■ Objective:
From the very first line of the data to the line containing "2.3, 2.0, 1.85, 2.5, 1.85, 2.0, 2.2, 1.5, 1.7, 0.9, 0.3]", retype everything exactly, leaving the pictures behind.

-- start --

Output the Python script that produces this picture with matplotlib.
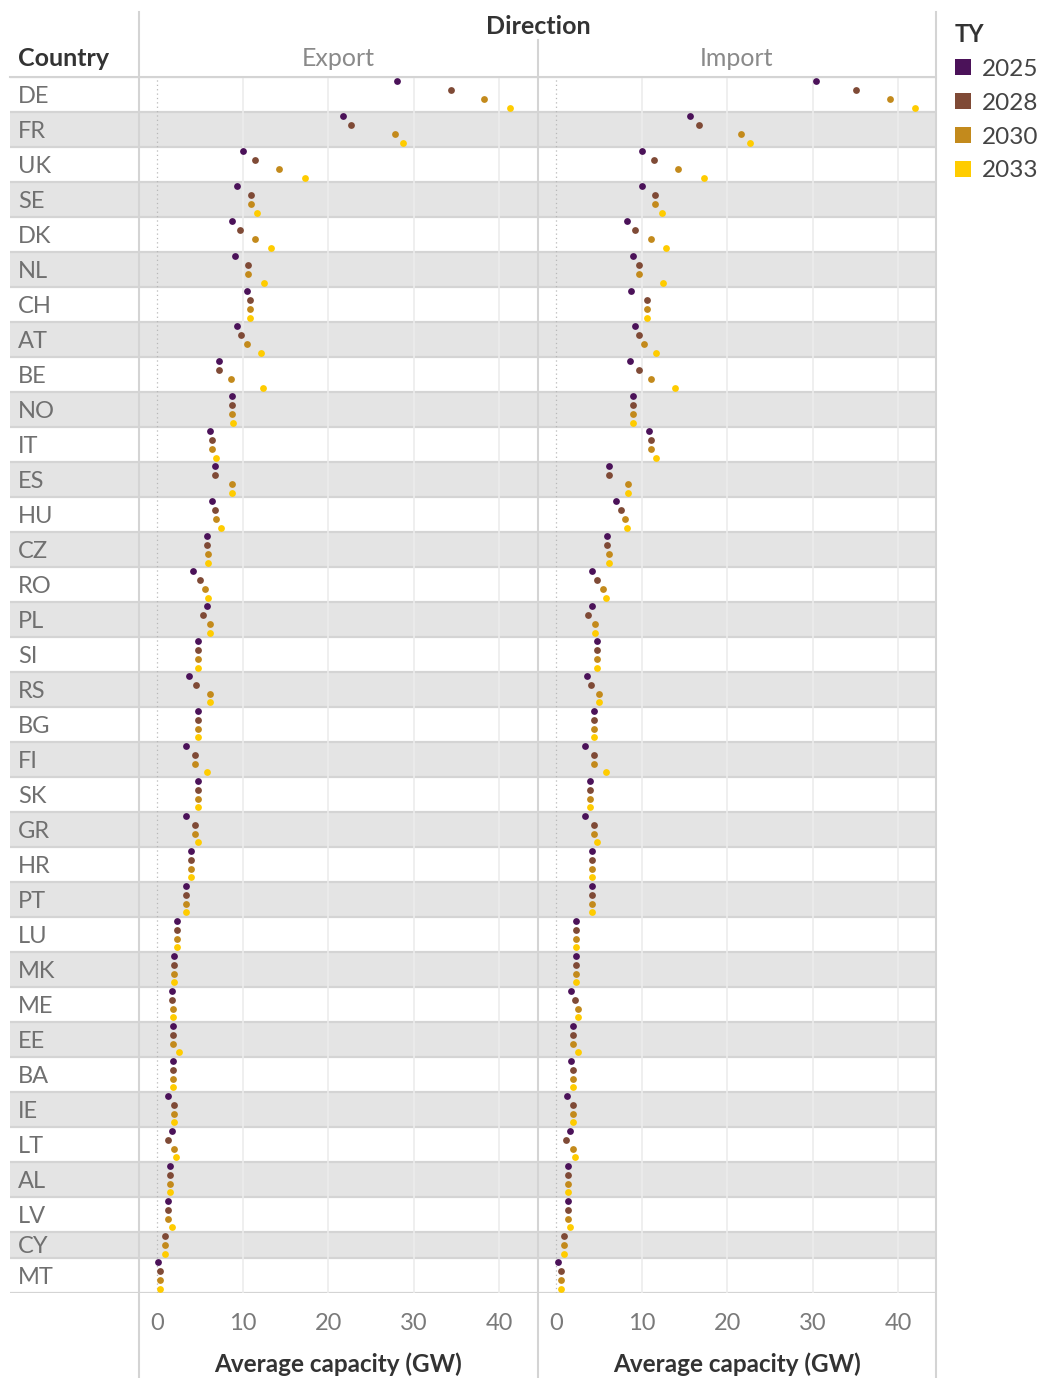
import numpy as np
import matplotlib
matplotlib.use("Agg")
import matplotlib.pyplot as plt
from matplotlib.patches import Patch
from matplotlib.lines import Line2D

plt.rcParams['font.family'] = ['Lato', 'DejaVu Sans']

nan = np.nan

# Daten
countries = ["DE", "FR", "UK", "SE", "DK", "NL", "CH", "AT", "BE", "NO", "IT", "ES",
             "HU", "CZ", "RO", "PL", "SI", "RS", "BG", "FI", "SK", "GR", "HR", "PT",
             "LU", "MK", "ME", "EE", "BA", "IE", "LT", "AL", "LV", "CY", "MT"]
years = ["2025", "2028", "2030", "2033"]
colors = ["#4b1259", "#7f4a36", "#c38a1c", "#ffcc00"]

export_2025 = [28.0, 21.7, 10.0, 9.35, 8.75, 9.1, 10.5, 9.35, 7.2, 8.75, 6.1, 6.7,
               6.4, 5.8, 4.2, 5.8, 4.7, 3.75, 4.7, 3.4, 4.8, 3.4, 3.9, 3.4,
               2.3, 2.0, 1.7, 1.85, 1.85, 1.2, 1.7, 1.5, 1.2, nan, 0.1]
export_2028 = [34.3, 22.6, 11.4, 11.0, 9.7, 10.6, 10.8, 9.8, 7.2, 8.75, 6.4, 6.7,
               6.7, 5.8, 5.0, 5.3, 4.8, 4.5, 4.7, 4.35, 4.8, 4.35, 3.9, 3.4,
               2.3, 2.0, 1.7, 1.85, 1.85, 2.0, 1.2, 1.5, 1.2, 0.9, 0.3]
export_2030 = [38.2, 27.8, 14.2, 11.0, 11.4, 10.6, 10.8, 10.5, 8.6, 8.75, 6.4, 8.75,
               6.9, 5.9, 5.6, 6.1, 4.8, 6.1, 4.7, 4.35, 4.8, 4.35, 3.9, 3.4,
               2.3, 2.0, 1.85, 1.85, 1.85, 2.0, 2.0, 1.5, 1.2, 0.9, 0.3]
export_2033 = [41.2, 28.7, 17.3, 11.7, 13.3, 12.5, 10.8, 12.1, 12.3, 8.9, 6.9, 8.75,
               7.4, 5.9, 5.9, 6.1, 4.8, 6.1, 4.7, 5.8, 4.8, 4.8, 3.9, 3.4,
               2.3, 2.0, 1.85, 2.5, 1.85, 2.0, 2.2, 1.5, 1.7, 0.9, 0.3]

import_2025 = [30.4, 15.6, 10.0, 10.0, 8.3, 9.0, 8.7, 9.2, 8.6, 9.0, 10.8, 6.2,
               7.0, 5.9, 4.2, 4.2, 4.8, 3.6, 4.4, 3.4, 3.9, 3.4, 4.2, 4.2,
               2.3, 2.3, 1.7, 1.9, 1.7, 1.25, 1.6, 1.4, 1.4, nan, 0.15]
import_2028 = [35.1, 16.7, 11.4, 11.5, 9.2, 9.7, 10.6, 9.7, 9.7, 9.0, 11.1, 6.2,
               7.5, 5.9, 4.7, 3.7, 4.8, 4.1, 4.4, 4.4, 3.9, 4.4, 4.2, 4.2,
               2.3, 2.3, 2.2, 1.9, 1.9, 2.0, 1.1, 1.4, 1.4, 0.9, 0.5]
import_2030 = [39.0, 21.6, 14.2, 11.5, 11.1, 9.7, 10.6, 10.3, 11.1, 9.0, 11.1, 8.4,
               8.0, 6.1, 5.5, 4.5, 4.8, 5.0, 4.4, 4.4, 3.9, 4.4, 4.2, 4.2,
               2.3, 2.3, 2.5, 1.9, 1.9, 2.0, 1.9, 1.4, 1.4, 0.9, 0.5]
import_2033 = [42.0, 22.6, 17.3, 12.3, 12.8, 12.5, 10.6, 11.7, 13.9, 9.0, 11.7, 8.4,
               8.3, 6.1, 5.8, 4.5, 4.8, 5.0, 4.4, 5.8, 3.9, 4.8, 4.2, 4.2,
               2.3, 2.3, 2.5, 2.5, 1.9, 2.0, 2.2, 1.4, 1.6, 0.9, 0.5]

export_vals = np.array([export_2025, export_2028, export_2030, export_2033])
import_vals = np.array([import_2025, import_2028, import_2030, import_2033])

W, H = 1043, 1378
fig = plt.figure(figsize=(W / 100, H / 100), dpi=100)


def rect(x0, y0, x1, y1):
    return [x0 / W, 1 - y1 / H, (x1 - x0) / W, (y1 - y0) / H]


# Unterzeilen: jedes vorhandene Jahr bekommt eine eigene Zeile innerhalb des Landes
present = ~(np.isnan(export_vals) & np.isnan(import_vals))
n_sub = present.sum(axis=0)
row_top = np.concatenate([[0], np.cumsum(n_sub)[:-1]])
total = n_sub.sum()

sub_pos = np.full(export_vals.shape, nan)
for j in range(len(countries)):
    k = 0
    for i in range(len(years)):
        if present[i, j]:
            sub_pos[i, j] = row_top[j] + k + 0.5
            k += 1

# Hintergrund mit Zeilenbändern
bg = fig.add_axes(rect(10, 77, 936, 1293))
bg.set_xlim(10, 936)
bg.set_ylim(total, 0)
bg.axis("off")
for j, c in enumerate(countries):
    top = row_top[j]
    if j % 2 == 1:
        bg.axhspan(top, top + n_sub[j], color="#e4e4e4", lw=0, zorder=0)
    bg.axhline(top, color="#d4d4d4", lw=1.6, zorder=1)
    bg.text(18, top + n_sub[j] / 2 + 0.2, c, ha="left", va="center", fontsize=17,
            color="#707070")
bg.axhline(total, color="#d4d4d4", lw=1.6, zorder=1)

panels = [("Export", export_vals, rect(139, 77, 537, 1293)),
          ("Import", import_vals, rect(538, 77, 936, 1293))]

for name, vals, r in panels:
    ax = fig.add_axes(r)
    ax.patch.set_alpha(0)
    ax.set_xlim(-2.15, 44.4)
    ax.set_ylim(total, 0)
    for s in ax.spines.values():
        s.set_visible(False)
    ax.set_yticks([])
    ax.set_xticks([0, 10, 20, 30, 40])
    ax.tick_params(axis="x", length=0, pad=14.5, labelsize=17, labelcolor="#7a7a7a")
    for t in [10, 20, 30, 40]:
        ax.axvline(t, color="#ececec", lw=1.2, zorder=1)
    ax.axvline(0, color="#b8b8b8", lw=0.9, ls=(0, (1, 2.5)), zorder=1)
    for i, y in enumerate(years):
        m = ~np.isnan(vals[i])
        ax.scatter(vals[i][m], sub_pos[i][m], s=24, color=colors[i], lw=0, zorder=3)
    ax.set_xlabel("Average capacity (GW)", fontsize=17.5, fontweight="bold",
                  color="#333333", labelpad=13)
    ax.text(0.5, 1 + 19 / 1216, name, transform=ax.transAxes, ha="center",
            va="center", fontsize=18, color="#8a8a8a")

# Kopfzeile und Trennlinien
fig.text(18 / W, 1 - 59 / H, "Country", fontsize=18, fontweight="bold",
         color="#333333", va="center", ha="left")
fig.text(538 / W, 1 - 27 / H, "Direction", fontsize=18, fontweight="bold",
         color="#333333", va="center", ha="center")
line_kw = dict(color="#d4d4d4", lw=1.5, transform=fig.transFigure)
fig.add_artist(Line2D([10 / W, 936 / W], [1 - 77 / H] * 2, **line_kw))
fig.add_artist(Line2D([139 / W] * 2, [1 - 12 / H, 0], **line_kw))
fig.add_artist(Line2D([537.5 / W] * 2, [1 - 40 / H, 0], **line_kw))
fig.add_artist(Line2D([936 / W] * 2, [1 - 12 / H, 0], **line_kw))

# Legende
handles = [Patch(facecolor=c, edgecolor="none", label=y) for y, c in zip(years, colors)]
leg = fig.legend(handles=handles, title="TY", loc="upper left",
                 bbox_to_anchor=(933 / W, 1 - 1 / H), frameon=False,
                 fontsize=17.5, handlelength=0.65, handleheight=0.65,
                 handletextpad=0.45, labelspacing=0.53, alignment="left",
                 title_fontproperties={"weight": "bold", "size": 17})
for t in leg.get_texts():
    t.set_color("#444444")
leg.get_title().set_color("#333333")

fig.savefig("out.png", dpi=100)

-- end --

■ Exercise output:
Output the Python script that produces this picture with matplotlib.
import numpy as np
import matplotlib
matplotlib.use("Agg")
import matplotlib.pyplot as plt
from matplotlib.patches import Patch
from matplotlib.lines import Line2D

plt.rcParams['font.family'] = ['Lato', 'DejaVu Sans']

nan = np.nan

# Daten
countries = ["DE", "FR", "UK", "SE", "DK", "NL", "CH", "AT", "BE", "NO", "IT", "ES",
             "HU", "CZ", "RO", "PL", "SI", "RS", "BG", "FI", "SK", "GR", "HR", "PT",
             "LU", "MK", "ME", "EE", "BA", "IE", "LT", "AL", "LV", "CY", "MT"]
years = ["2025", "2028", "2030", "2033"]
colors = ["#4b1259", "#7f4a36", "#c38a1c", "#ffcc00"]

export_2025 = [28.0, 21.7, 10.0, 9.35, 8.75, 9.1, 10.5, 9.35, 7.2, 8.75, 6.1, 6.7,
               6.4, 5.8, 4.2, 5.8, 4.7, 3.75, 4.7, 3.4, 4.8, 3.4, 3.9, 3.4,
               2.3, 2.0, 1.7, 1.85, 1.85, 1.2, 1.7, 1.5, 1.2, nan, 0.1]
export_2028 = [34.3, 22.6, 11.4, 11.0, 9.7, 10.6, 10.8, 9.8, 7.2, 8.75, 6.4, 6.7,
               6.7, 5.8, 5.0, 5.3, 4.8, 4.5, 4.7, 4.35, 4.8, 4.35, 3.9, 3.4,
               2.3, 2.0, 1.7, 1.85, 1.85, 2.0, 1.2, 1.5, 1.2, 0.9, 0.3]
export_2030 = [38.2, 27.8, 14.2, 11.0, 11.4, 10.6, 10.8, 10.5, 8.6, 8.75, 6.4, 8.75,
               6.9, 5.9, 5.6, 6.1, 4.8, 6.1, 4.7, 4.35, 4.8, 4.35, 3.9, 3.4,
               2.3, 2.0, 1.85, 1.85, 1.85, 2.0, 2.0, 1.5, 1.2, 0.9, 0.3]
export_2033 = [41.2, 28.7, 17.3, 11.7, 13.3, 12.5, 10.8, 12.1, 12.3, 8.9, 6.9, 8.75,
               7.4, 5.9, 5.9, 6.1, 4.8, 6.1, 4.7, 5.8, 4.8, 4.8, 3.9, 3.4,
               2.3, 2.0, 1.85, 2.5, 1.85, 2.0, 2.2, 1.5, 1.7, 0.9, 0.3]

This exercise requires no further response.